OK - so I know what you're thinking - you're seriously going to do a Back to Basics on bobby pins?! But more people ask me about them then you would think & most aren't using them correctly. When you use a good bobby pin the right way you're hair is going to stay put & you're going to be taking only a handful of pins out of your hair at the end of the night instead of an entire package getting caught everywhere & finding them all over God's green earth the entire next day.
Bobby pins are a “U” shape that are clamped together in order to hold the hair more firmly. Typically one side has ridges and one side is flat. Always insert the bobby pin into your hair with the ridge side against your scalp as it will hold the section of hair being worked with much better. It will also look much more polished once you complete the style.
It’s important to note that there is huge difference in drug store versus professional pins.
Drug store, or non-professional grade, bobby pins simply don’t hold as well. They typically have a slick coating of plastic along the metal that allows the hair to slide into the pin more easily, but that also means the hair will slide out of the pin more easily as well. When I have girlfriends use my bobby pins instead of the drug store ones they have in their house they always cannot believe the difference.
If you even remotely enjoy styling your hair, do yourself a favor and invest in professional pins. Since they are stronger and tighter than the others, it’s very likely that they can be used more than just one time. It’s a worthwhile purchase that will only make your hairstyles better.
Professional bobby pins aren't always available but here's a link for some from Sally's Beauty Supply that should do the trick - Salon Care Professional Supreme Bobby Pins.
If you do have very fine, slippery hair you can spray your bobby pin with hair spray before inserting it or teasing out or hair spraying the area the bobby pin is going into to make a textured base for better hold. It's like you're giving something for the pin to grab on to.
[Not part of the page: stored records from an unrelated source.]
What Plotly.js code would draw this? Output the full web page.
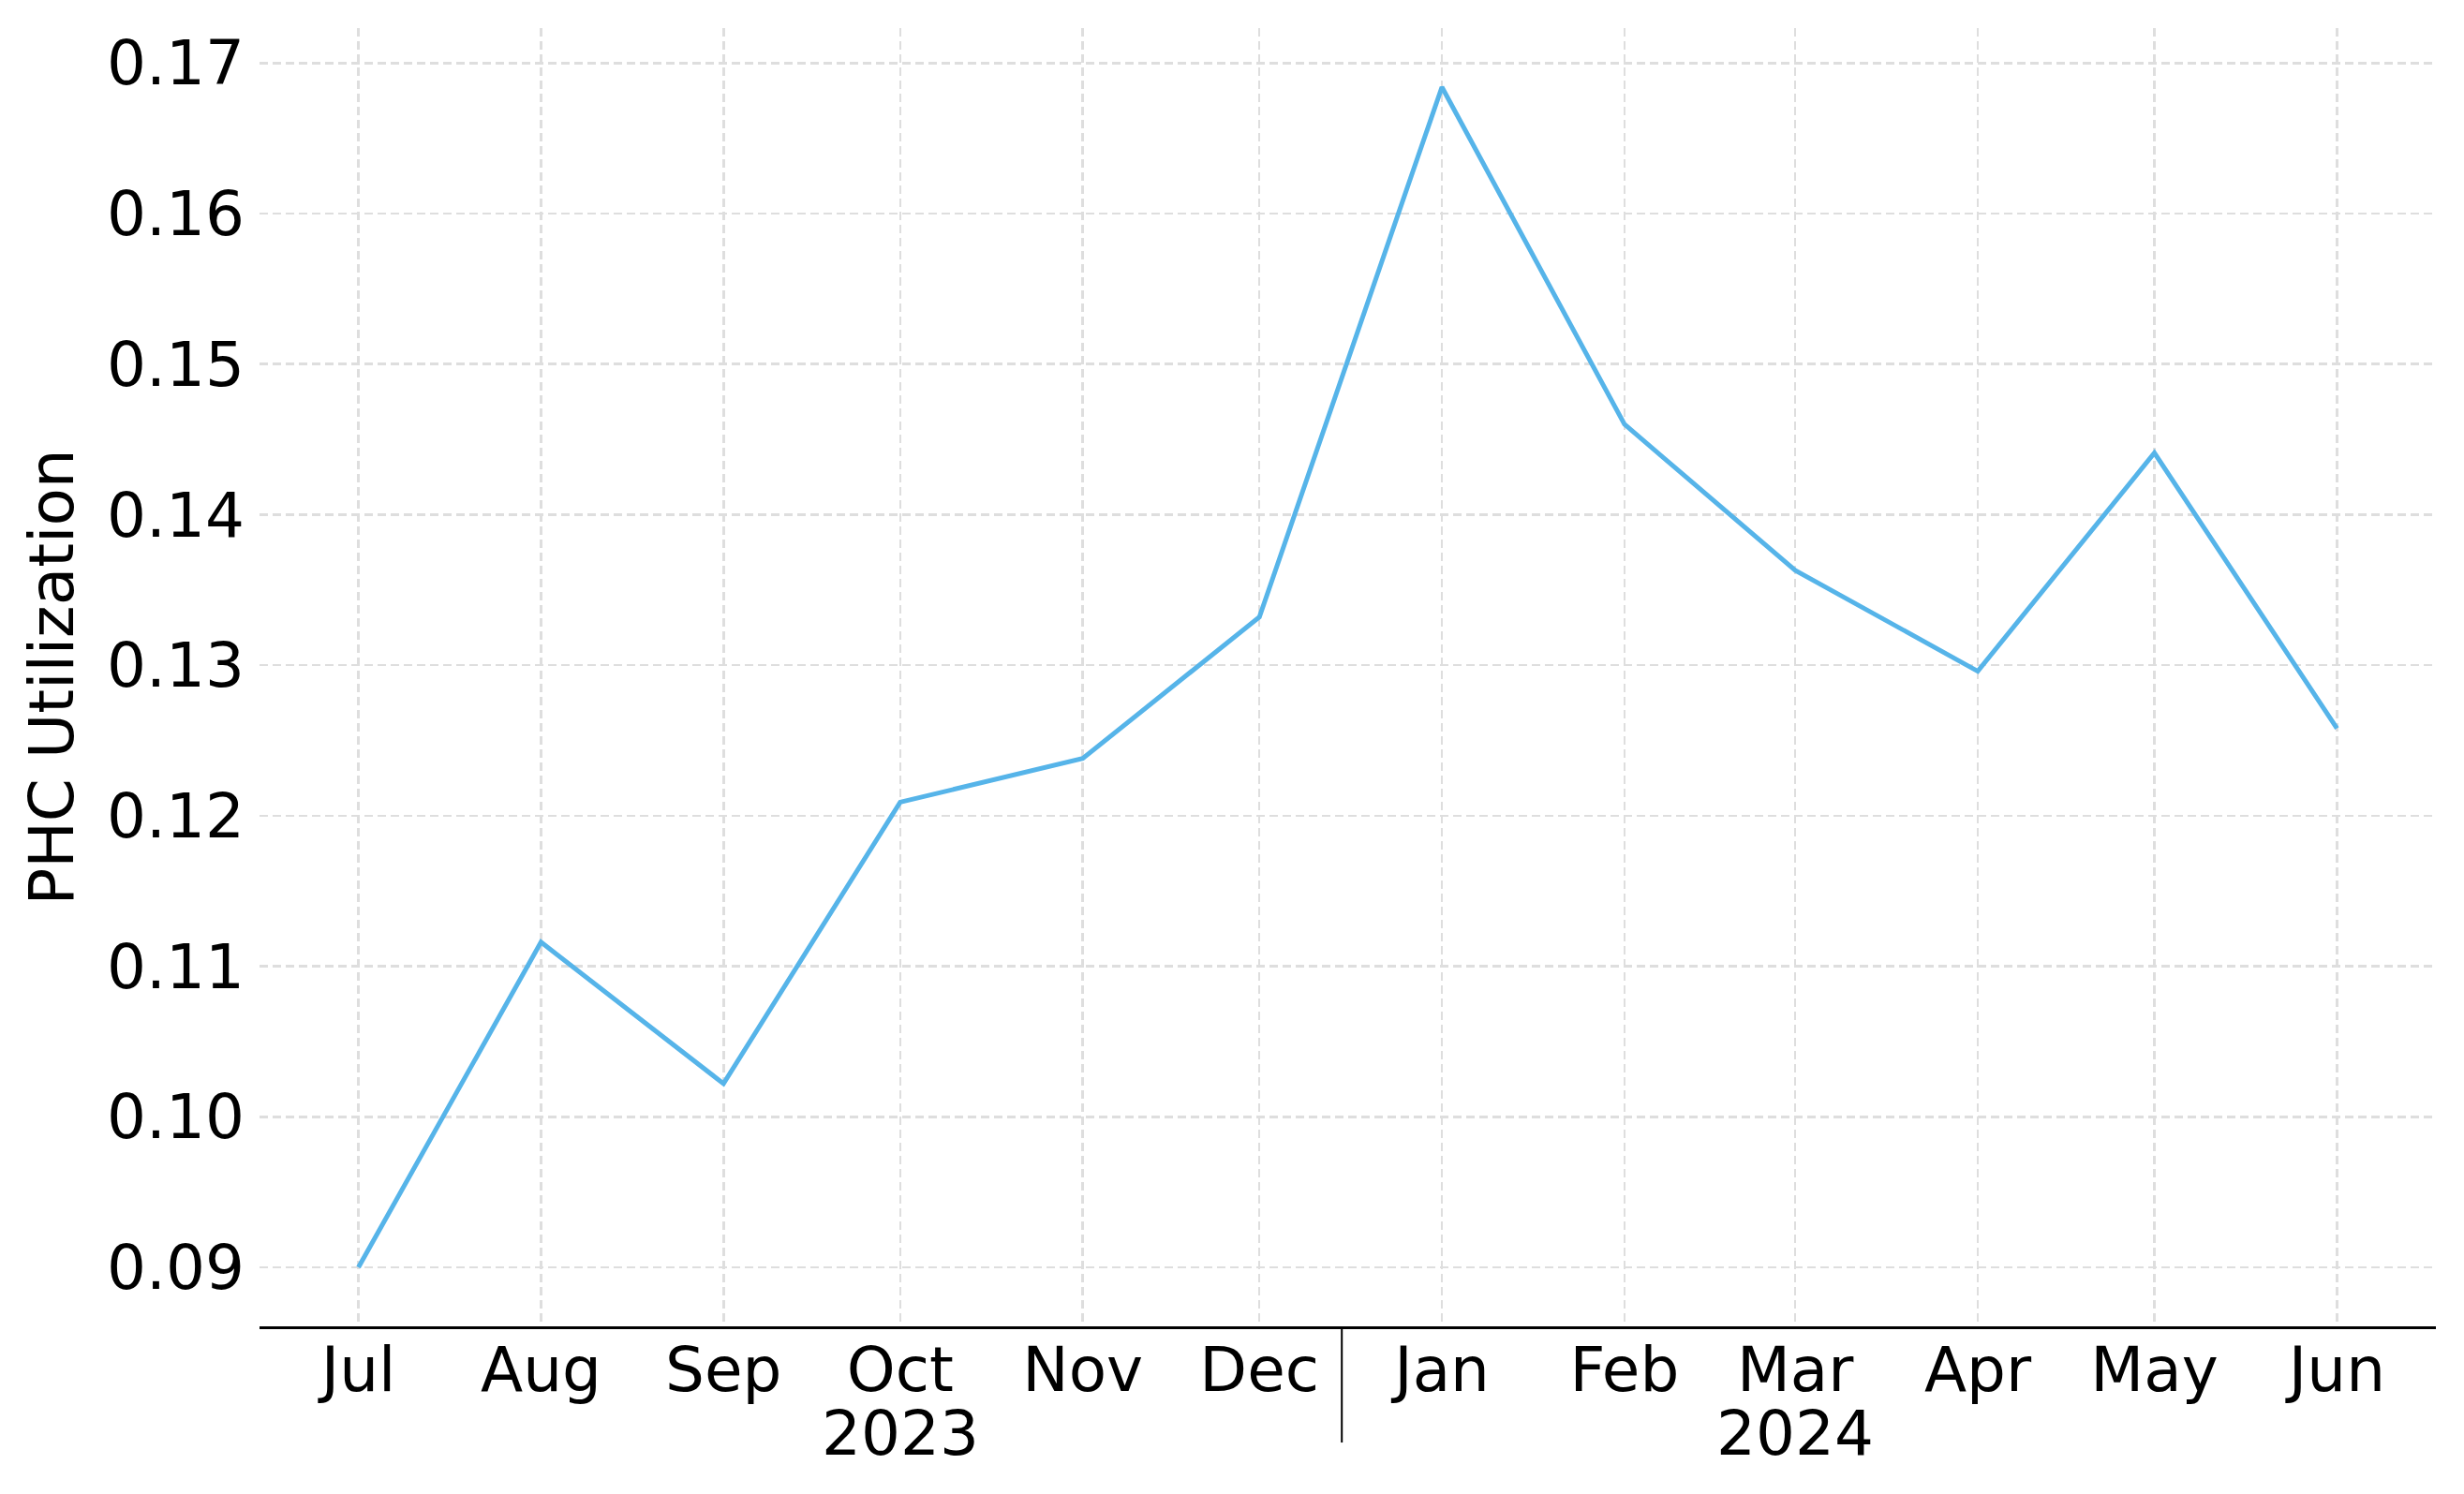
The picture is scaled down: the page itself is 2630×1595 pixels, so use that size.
<!DOCTYPE html>
<html>
<head>
<meta charset="utf-8">
<script src="https://cdn.plot.ly/plotly-3.0.1.min.js"></script>
<style>
  html, body { margin: 0; padding: 0; background: #ffffff; }
  #chart { width: 2630px; height: 1595px; }
</style>
</head>
<body>
<div id="chart"></div>
<script>
// ---- data ----
const dates = ['2023-07-01', '2023-08-01', '2023-09-01', '2023-10-01', '2023-11-01', '2023-12-01',
               '2024-01-01', '2024-02-01', '2024-03-01', '2024-04-01', '2024-05-01', '2024-06-01'];
const utilization = [0.0900, 0.1116, 0.1022, 0.1209, 0.1238, 0.1332,
                     0.1684, 0.1460, 0.1363, 0.1296, 0.1441, 0.1258];
const monthLabels = ['Jul', 'Aug', 'Sep', 'Oct', 'Nov', 'Dec', 'Jan', 'Feb', 'Mar', 'Apr', 'May', 'Jun'];
const yearLabels = ['2023', '2024'];
const yearLabelDates = ['2023-10-01', '2024-03-01'];
const yearSeparatorDate = '2023-12-15';
const yTickVals = [0.09, 0.10, 0.11, 0.12, 0.13, 0.14, 0.15, 0.16, 0.17];

const FONT = 'DejaVu Sans, Noto Sans, sans-serif';
const GRID = '#dedede';

const trace = {
  x: dates,
  y: utilization,
  type: 'scatter',
  mode: 'lines',
  line: { color: '#56B4E9', width: 5 },
  hoverinfo: 'x+y'
};

const annotations = yearLabels.map((t, i) => ({
  x: yearLabelDates[i], xref: 'x',
  y: -0.0535, yref: 'paper',
  yanchor: 'top', xanchor: 'center',
  text: t, showarrow: false,
  font: { family: FONT, size: 66, color: '#000000' }
}));

const layout = {
  width: 2630,
  height: 1595,
  paper_bgcolor: '#ffffff',
  plot_bgcolor: '#ffffff',
  margin: { l: 277, r: 30, t: 30, b: 179 },
  showlegend: false,
  font: { family: FONT, size: 66, color: '#000000' },
  xaxis: {
    type: 'date',
    range: ['2023-06-14 04:48', '2024-06-17 19:12'],
    tickmode: 'array',
    tickvals: dates,
    ticktext: monthLabels,
    ticks: '',
    ticklabelstandoff: -13,
    showline: true,
    linecolor: '#000000',
    linewidth: 3,
    showgrid: true,
    gridcolor: GRID,
    gridwidth: 2.5,
    griddash: '9px,5px',
    zeroline: false,
    tickfont: { family: FONT, size: 66, color: '#000000' }
  },
  yaxis: {
    range: [0.08608, 0.17232],
    tickmode: 'array',
    tickvals: yTickVals,
    tickformat: '.2f',
    ticks: '',
    ticklabelstandoff: 15,
    showline: false,
    showgrid: true,
    gridcolor: GRID,
    gridwidth: 2.5,
    griddash: '9px,5px',
    zeroline: false,
    tickfont: { family: FONT, size: 66, color: '#000000' },
    title: { text: 'PHC Utilization', font: { family: FONT, size: 66, color: '#000000' }, standoff: 13 }
  },
  shapes: [{
    type: 'line',
    xref: 'x', yref: 'paper',
    x0: yearSeparatorDate, x1: yearSeparatorDate,
    y0: 0, y1: -0.0895,
    line: { color: '#000000', width: 2 }
  }],
  annotations: annotations
};

Plotly.newPlot('chart', [trace], layout, { staticPlot: true, displayModeBar: false });
</script>
</body>
</html>
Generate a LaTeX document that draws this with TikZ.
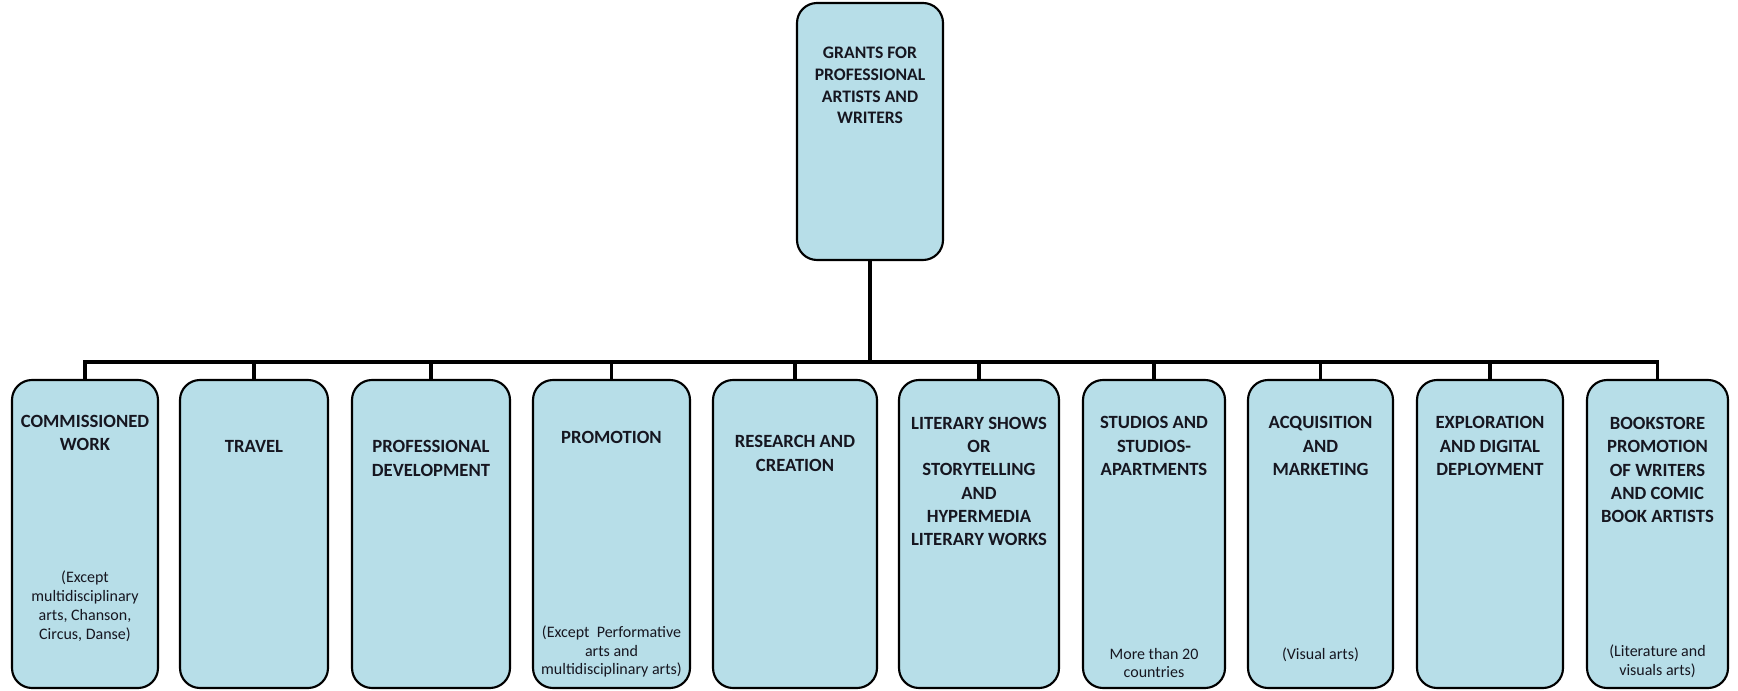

If you have textured and/or thicker hair you most likely won't have to do these little tricks - but you'll have to take smaller sections then people with finer hair for the bobby pin to hold. If it won't close on the open side of the pin then you've takes too big of a section. Take multiple, smaller sections - don't expect one pin to do all the work.
One last tip - the ridges of the bobby pins are designed to lock into the ridges of another bobby pin. So if you criss cross your bobby pins with the ridges locked together your style is sure to stay put!
It's harder to get used to then you would think - but once you do it makes a world of difference.